Because it's in the unknown, we search for Him.

Because in reading Job, in experiencing my own pain, and walking through it with others, I know that this is true of the LORD:

“For my thoughts are not your thoughts, neither are your ways my ways, declares the Lord.” For as the heavens are higher than the earth, so are my ways higher than your ways and my thoughts than your thoughts.” - Isaiah 55:8-9

I know that, like Job, we can’t see the why.

He didn’t know about the conversation between God and Satan. He didn’t know that his reward for faithfulness and righteousness would be suffering.

But he did know God.

And I can’t help but think of the lesson here. When we don’t understand the why, do we look to Him? The one who formed each of us in our mother’s womb? The one who numbered the days of our lives (Psalm 139)? Do we seek Him, depend on Him and grow deeper with Him?

I think that’s the only way we can “rejoice in our sufferings,” as James 1 tells us to do.

We can rejoice in our sufferings because our suffering brings us closer to Christ. Our suffering helps us know Him in a deeper way. Our suffering helps us to lay down our kingdom and pray for His kingdom.

Suffering helps us, just as it helped Job, to grow up.

If the rest of our Christian life is really about becoming more and more like Christ, are we surprised when we encounter pain?

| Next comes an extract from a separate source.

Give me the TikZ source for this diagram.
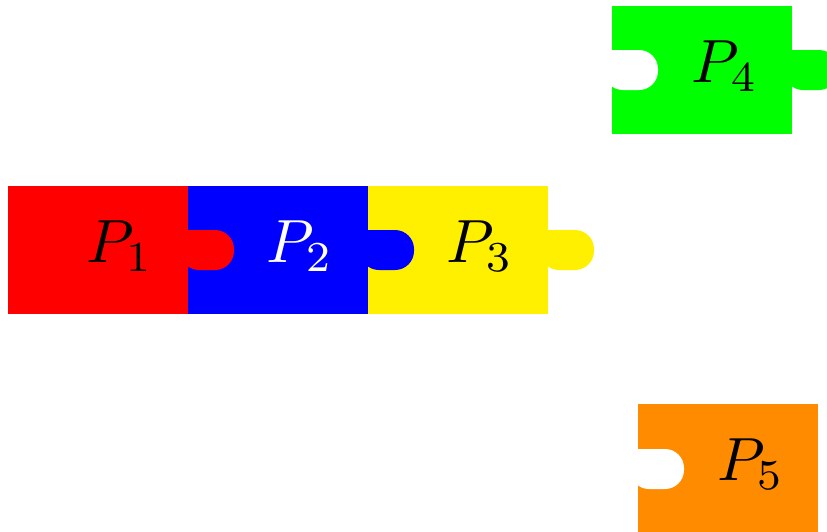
\documentclass[tikz,border=0pt]{standalone}
\usepackage{graphicx}
\definecolor{pyellow}{RGB}{255,240,0}
\definecolor{pgreen}{RGB}{0,255,0}
\definecolor{porange}{RGB}{255,140,0}
\newcommand{\bigP}[1]{\scalebox{6.1}{$P_{#1}$}}
\tikzset{
  piecelabel/.style={anchor=base, inner sep=0pt},
  tab/.style={rounded corners=19pt}
}
\begin{document}
\begin{tikzpicture}[x=1pt,y=-1pt]
\useasboundingbox (0,0) rectangle (827,531);
% P1
\fill[red] (8,186) rectangle (188,314);
% P2
\fill[blue] (188,186) rectangle (368,314);
% P3
\fill[pyellow] (368,186) rectangle (548,314);
% tabs
\fill[red,tab] (180,230) -- (234,230) -- (234,270) -- (180,270) [sharp corners] -- cycle;
\fill[blue,tab] (360,230) -- (414,230) -- (414,270) -- (360,270) [sharp corners] -- cycle;
\fill[pyellow,tab] (540,230) -- (594,230) -- (594,270) -- (540,270) [sharp corners] -- cycle;
% P4
\fill[pgreen] (612,6) rectangle (792,134);
\fill[white,tab] (604,50) -- (658,50) -- (658,90) -- (604,90) [sharp corners] -- cycle;
\fill[pgreen,tab] (784,50) -- (838,50) -- (838,90) -- (784,90) [sharp corners] -- cycle;
% P5
\fill[porange] (638,404) rectangle (818,532);
\fill[white,tab] (630,449) -- (684,449) -- (684,489) -- (630,489) [sharp corners] -- cycle;
% labels
\node[piecelabel] (l1) at (120,262) {\bigP{1}};
\node[piecelabel,text=white] (l2) at (300,262) {\bigP{2}};
\node[piecelabel] (l3) at (480,262) {\bigP{3}};
\node[piecelabel] (l4) at (725,82) {\bigP{4}};
\node[piecelabel] (l5) at (751,480) {\bigP{5}};
\end{tikzpicture}
\end{document}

"So we do not lose heart. Though our outer self is wasting away, our inner self is being renewed day by day. For this light momentary affliction is preparing for us an eternal weight of glory beyond all comparison, as we look not to the things that are seen but to the things that are unseen. For the things that are seen are transient, but the things that are unseen are eternal." - 2 Corinthians 4:16-18

If this passage is true, then we must believe our pain is meant for more.
Our pain is meant to grow us up.
Our pain is meant to display His glory.

So go ahead, LORD. Display your glory through my life. Shine your light so brightly through the broken parts of me that others might know you and be found in you.